With little guidance on how to prepare an application, clients and design teams have had to try and interpret the legislation themselves leading inevitably to a multiplicity of approaches and much confusion.

Therefore, clients and designers have faced a steep learning curve, and it will probably take some time for clients and design teams to fully embed the process within their wider approach to HRB project delivery. At Veretec, we found the recent guidance provided by the Construction Leadership Council to be very helpful, but we would like to see firmer guidance from the HSE itself to reduce the risk of long delays in the approval process.

We would like to see the Gateway process more aligned to the planning process, where the latter allows for early engagement with local planning authorities to help maximise the chances of a successful application. Such an approach would surely assist the BSR by reducing the risk of rejected applications and freeing up time to reduce the backlog of cases. We at Veretec believe that an intelligent, collaborative and streamlined approach would benefit everyone.

Why is Veretec suited to the BRPD role?
As highly experienced delivery architects who have worked on numerous HRBs, we have industry-leading expertise in how to provide compliant detailed construction information of the type required for Gateway 2 applications. Our vast knowledge of how to coordinate large, multidiscipline design teams on complex projects in a variety of sectors and on diverse building types also means we are suitably skilled to coordinate design information and lead projects to successful outcomes as we recently did for a recent Gateway 2 application on a complex Central London project.

Our delivery experience and strong background of collaboration with contractor teams and knowledge of technical buildability issues means we pre-empt design and construction challenges and produce robust design information that contractors can rely on.
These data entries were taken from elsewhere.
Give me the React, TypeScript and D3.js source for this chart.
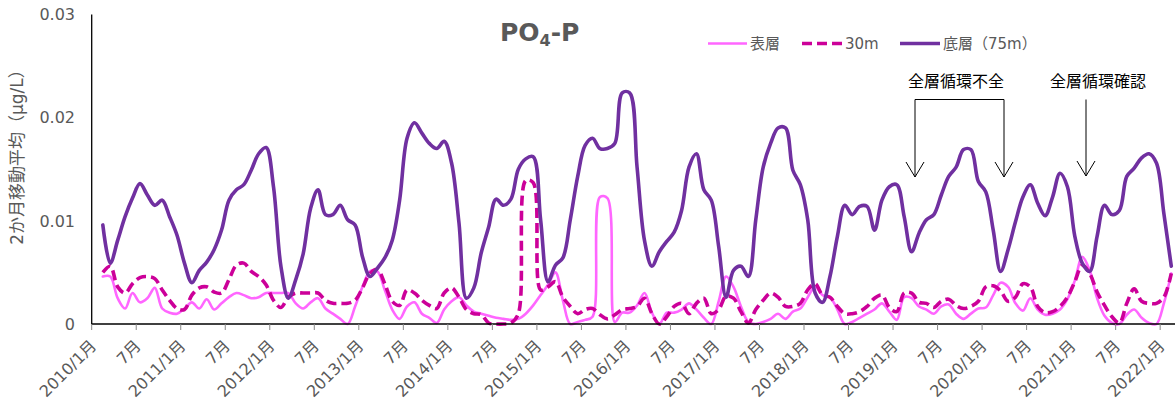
import React from 'react';
import * as d3 from 'd3';

// categories: 2010/1 .. 2022/2 (146 months); data start at 2010/2 (2-month moving average)
const months: string[] = d3.range(146).map((i) => `${2010 + Math.floor(i / 12)}/${(i % 12) + 1}`);
const dataStartIndex = 1;

const tickLabels = [
  '2010/1月', '7月', '2011/1月', '7月', '2012/1月', '7月', '2013/1月', '7月', '2014/1月', '7月',
  '2015/1月', '7月', '2016/1月', '7月', '2017/1月', '7月', '2018/1月', '7月', '2019/1月', '7月',
  '2020/1月', '7月', '2021/1月', '7月', '2022/1月',
];
const yTicks = [0, 0.01, 0.02, 0.03];
const yTickLabels = ['0', '0.01', '0.02', '0.03'];

const seriesNames = ['表層', '30m', '底層（75m）'];

// 表層
const surface = [
  0.0046, 0.0046, 0.0025, 0.0015, 0.0030, 0.0021, 0.0025, 0.0035, 0.0015, 0.0011,
  0.0010, 0.0015, 0.0021, 0.0015, 0.0024, 0.0014, 0.0020, 0.0026, 0.0030, 0.0028,
  0.0025, 0.0026, 0.0030, 0.0030, 0.0030, 0.0030, 0.0020, 0.0015, 0.0021, 0.0025,
  0.0015, 0.0010, 0.0005, 0.0000, 0.0017, 0.0036, 0.0051, 0.0051, 0.0033, 0.0014,
  0.0005, 0.0017, 0.0021, 0.0010, 0.0006, 0.0001, 0.0014, 0.0022, 0.0026, 0.0018,
  0.0012, 0.0010, 0.0008, 0.0006, 0.0005, 0.0004, 0.0005, 0.0010, 0.0018, 0.0028,
  0.0038, 0.0050, 0.0023, 0.0000, 0.0002, 0.0004, 0.0007, 0.0123, 0.0122, 0.0002,
  0.0011, 0.0011, 0.0018, 0.0030, 0.0011, 0.0000, 0.0011, 0.0011, 0.0014, 0.0020,
  0.0014, 0.0006, 0.0000, 0.0022, 0.0046, 0.0036, 0.0017, 0.0002, 0.0000, 0.0002,
  0.0005, 0.0010, 0.0005, 0.0012, 0.0015, 0.0026, 0.0036, 0.0028, 0.0026, 0.0014,
  0.0000, 0.0002, 0.0006, 0.0010, 0.0014, 0.0020, 0.0012, 0.0004, 0.0026, 0.0025,
  0.0017, 0.0014, 0.0010, 0.0017, 0.0019, 0.0010, 0.0005, 0.0010, 0.0015, 0.0016,
  0.0028, 0.0040, 0.0036, 0.0020, 0.0013, 0.0025, 0.0014, 0.0009, 0.0010, 0.0014,
  0.0024, 0.0042, 0.0065, 0.0052, 0.0025, 0.0008, 0.0001, 0.0000, 0.0009, 0.0014,
  0.0006, 0.0001, 0.0000, 0.0020, 0.0049,
];

// 30m
const m30 = [
  0.0050, 0.0056, 0.0036, 0.0030, 0.0039, 0.0045, 0.0046, 0.0044, 0.0033, 0.0023,
  0.0015, 0.0014, 0.0028, 0.0035, 0.0036, 0.0031, 0.0030, 0.0043, 0.0057, 0.0059,
  0.0051, 0.0046, 0.0038, 0.0023, 0.0016, 0.0026, 0.0030, 0.0030, 0.0030, 0.0030,
  0.0023, 0.0020, 0.0020, 0.0020, 0.0023, 0.0035, 0.0049, 0.0053, 0.0039, 0.0022,
  0.0018, 0.0033, 0.0030, 0.0023, 0.0018, 0.0015, 0.0030, 0.0035, 0.0026, 0.0014,
  0.0010, 0.0009, 0.0001, 0.0000, 0.0000, 0.0001, 0.0010, 0.0139, 0.0137, 0.0033,
  0.0036, 0.0041, 0.0026, 0.0017, 0.0010, 0.0014, 0.0015, 0.0009, 0.0005, 0.0009,
  0.0014, 0.0015, 0.0017, 0.0025, 0.0010, 0.0000, 0.0007, 0.0017, 0.0020, 0.0010,
  0.0020, 0.0025, 0.0010, 0.0014, 0.0027, 0.0025, 0.0012, 0.0001, 0.0014, 0.0023,
  0.0030, 0.0026, 0.0017, 0.0017, 0.0020, 0.0033, 0.0039, 0.0028, 0.0026, 0.0017,
  0.0010, 0.0010, 0.0012, 0.0017, 0.0025, 0.0028, 0.0016, 0.0012, 0.0030, 0.0030,
  0.0021, 0.0020, 0.0016, 0.0022, 0.0024, 0.0018, 0.0015, 0.0017, 0.0022, 0.0036,
  0.0037, 0.0032, 0.0022, 0.0026, 0.0039, 0.0036, 0.0017, 0.0011, 0.0012, 0.0017,
  0.0026, 0.0041, 0.0057, 0.0049, 0.0031, 0.0018, 0.0007, 0.0001, 0.0020, 0.0034,
  0.0022, 0.0020, 0.0020, 0.0026, 0.0049,
];

// 底層（75m）
const bottom = [
  0.0096, 0.0059, 0.0081, 0.0104, 0.0122, 0.0136, 0.0125, 0.0115, 0.0120, 0.0104,
  0.0086, 0.0059, 0.0040, 0.0052, 0.0060, 0.0072, 0.0091, 0.0120, 0.0130, 0.0135,
  0.0149, 0.0165, 0.0171, 0.0133, 0.0056, 0.0025, 0.0043, 0.0068, 0.0112, 0.0130,
  0.0106, 0.0106, 0.0115, 0.0101, 0.0096, 0.0065, 0.0046, 0.0054, 0.0064, 0.0081,
  0.0120, 0.0180, 0.0195, 0.0185, 0.0175, 0.0170, 0.0177, 0.0156, 0.0098, 0.0025,
  0.0035, 0.0069, 0.0094, 0.0121, 0.0115, 0.0121, 0.0150, 0.0160, 0.0162, 0.0101,
  0.0041, 0.0057, 0.0064, 0.0101, 0.0143, 0.0173, 0.0180, 0.0170, 0.0170, 0.0175,
  0.0224, 0.0224, 0.0152, 0.0081, 0.0056, 0.0070, 0.0080, 0.0089, 0.0110, 0.0152,
  0.0165, 0.0130, 0.0120, 0.0075, 0.0026, 0.0052, 0.0056, 0.0046, 0.0101, 0.0152,
  0.0175, 0.0190, 0.0190, 0.0149, 0.0135, 0.0101, 0.0030, 0.0021, 0.0046, 0.0085,
  0.0115, 0.0106, 0.0114, 0.0114, 0.0091, 0.0120, 0.0133, 0.0135, 0.0104, 0.0070,
  0.0088, 0.0101, 0.0106, 0.0125, 0.0143, 0.0152, 0.0169, 0.0169, 0.0138, 0.0128,
  0.0091, 0.0051, 0.0072, 0.0099, 0.0123, 0.0135, 0.0117, 0.0105, 0.0123, 0.0146,
  0.0133, 0.0085, 0.0059, 0.0051, 0.0085, 0.0115, 0.0106, 0.0110, 0.0143, 0.0151,
  0.0161, 0.0165, 0.0156, 0.0107, 0.0056,
];

const W = 1175;
const H = 407;
const plotLeft = 91.7;
const plotRight = 1175;
const plotTop = 14.4;
const plotBottom = 324;

const GRAY = '#595959';
const FONT = '"DejaVu Sans", "Noto Sans CJK JP", sans-serif';

export default function App() {
  const x = d3.scaleBand<string>().domain(months).range([plotLeft, plotRight]).padding(0);
  const bw = x.bandwidth();
  const y = d3.scaleLinear().domain([0, 0.03]).range([plotBottom, plotTop]);

  const cx = (i: number) => (x(months[i]) as number) + bw / 2;
  const line = d3
    .line<number>()
    .x((_, i) => cx(i + dataStartIndex))
    .y((d) => y(d))
    .curve(d3.curveCatmullRom.alpha(0.5));

  const series = [
    { name: seriesNames[0], data: surface, color: '#FF66FF', width: 2.6, dash: undefined as string | undefined },
    { name: seriesNames[1], data: m30, color: '#CC0099', width: 3.6, dash: '10,5' },
    { name: seriesNames[2], data: bottom, color: '#7030A0', width: 3.6, dash: undefined },
  ];

  const legendItems = [
    { x0: 708, x1: 747, tx: 750 },
    { x0: 802, x1: 842, tx: 845 },
    { x0: 900, x1: 940, tx: 943 },
  ];

  const arrow = (ax: number, top: number, tip: number) => (
    <g stroke="#000" strokeWidth={1} fill="none">
      <line x1={ax} y1={top} x2={ax} y2={tip} />
      <polyline points={`${ax - 9},${tip - 15} ${ax},${tip} ${ax + 9},${tip - 15}`} />
    </g>
  );

  return (
    <svg
      width={W}
      height={H}
      style={{ position: 'absolute', left: 0, top: 0, background: '#fff' }}
      fontFamily={FONT}
    >
      <rect x={0} y={0} width={W} height={H} fill="#fff" />

      {/* title */}
      <text x={500} y={41} fill={GRAY} fontWeight="bold" fontSize={25}>
        PO
        <tspan fontSize={16} dy={5}>4</tspan>
        <tspan dy={-5}>-P</tspan>
      </text>

      {/* y axis label */}
      <text
        transform={`translate(23,153) rotate(-90)`}
        textAnchor="middle"
        fill={GRAY}
        fontSize={17}
      >
        2か月移動平均（μg/L）
      </text>

      {/* y tick labels */}
      {yTicks.map((t, i) => (
        <text key={i} x={75} y={y(t)} dy="0.36em" textAnchor="end" fill={GRAY} fontSize={16}>
          {yTickLabels[i]}
        </text>
      ))}

      {/* series */}
      {series.map((s) => (
        <path
          key={s.name}
          d={line(s.data) || ''}
          fill="none"
          stroke={s.color}
          strokeWidth={s.width}
          strokeDasharray={s.dash}
          strokeLinejoin="round"
          strokeLinecap={s.dash ? 'butt' : 'round'}
        />
      ))}

      {/* axes */}
      <line x1={plotLeft} y1={plotTop} x2={plotLeft} y2={plotBottom} stroke="#000" strokeWidth={1.3} />
      <line x1={plotLeft} y1={plotBottom} x2={plotRight} y2={plotBottom} stroke="#000" strokeWidth={1.3} />
      {tickLabels.map((lab, k) => {
        const tx = x(months[k * 6]) as number;
        return (
          <g key={k}>
            <line x1={tx} y1={plotBottom} x2={tx} y2={plotBottom + 6} stroke="#888" strokeWidth={1} />
            <text
              transform={`translate(${tx + bw / 2 + 2},${plotBottom + 23}) rotate(-45)`}
              textAnchor="end"
              fill={GRAY}
              fontSize={16}
            >
              {lab}
            </text>
          </g>
        );
      })}

      {/* legend */}
      {series.map((s, i) => (
        <g key={s.name}>
          <line
            x1={legendItems[i].x0}
            x2={legendItems[i].x1}
            y1={43.5}
            y2={43.5}
            stroke={s.color}
            strokeWidth={s.width}
            strokeDasharray={s.dash}
          />
          <text x={legendItems[i].tx} y={43.5} dy="0.36em" fill={GRAY} fontSize={15}>
            {s.name}
          </text>
        </g>
      ))}

      {/* annotations */}
      <text x={956} y={81.7} dy="0.36em" textAnchor="middle" fill="#000" fontSize={16}>
        全層循環不全
      </text>
      <text x={1098} y={81.7} dy="0.36em" textAnchor="middle" fill="#000" fontSize={16}>
        全層循環確認
      </text>
      <line x1={915} y1={99.5} x2={1004} y2={99.5} stroke="#000" strokeWidth={1} />
      {arrow(915, 99.5, 177)}
      {arrow(1004, 99.5, 177)}
      {arrow(1086, 99.5, 176)}
    </svg>
  );
}
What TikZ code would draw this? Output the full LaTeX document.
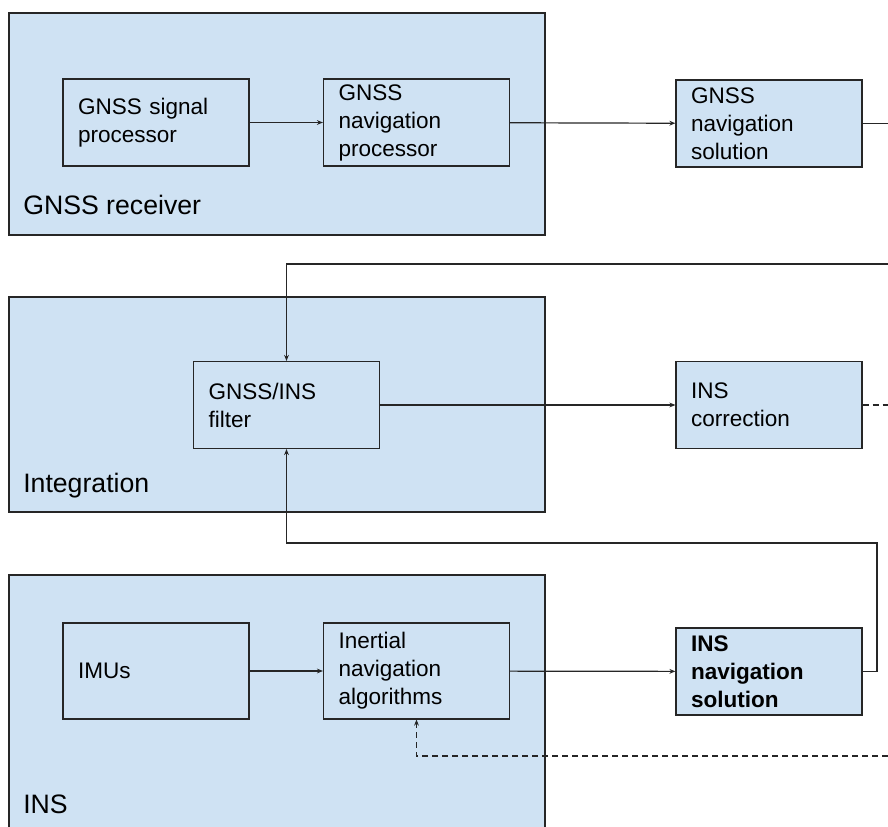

We have a dedicated BRPD offer and a growing team of architects available and ready to guide developers and building owners through what is still a challenging process while guaranteeing a comprehensive and efficient service.

 

What projects are we working on that require a Gateway 2 application?
We are now undertaking the BRPD role on a number of projects and out of these we are particularly delighted with our Kingsland Road project for Morro Living, where we are both delivery Architect and Building Regulations Principal Designer, as this recently secured Gateway 2 approval in just 13 weeks which is the fastest approval to date in the industry.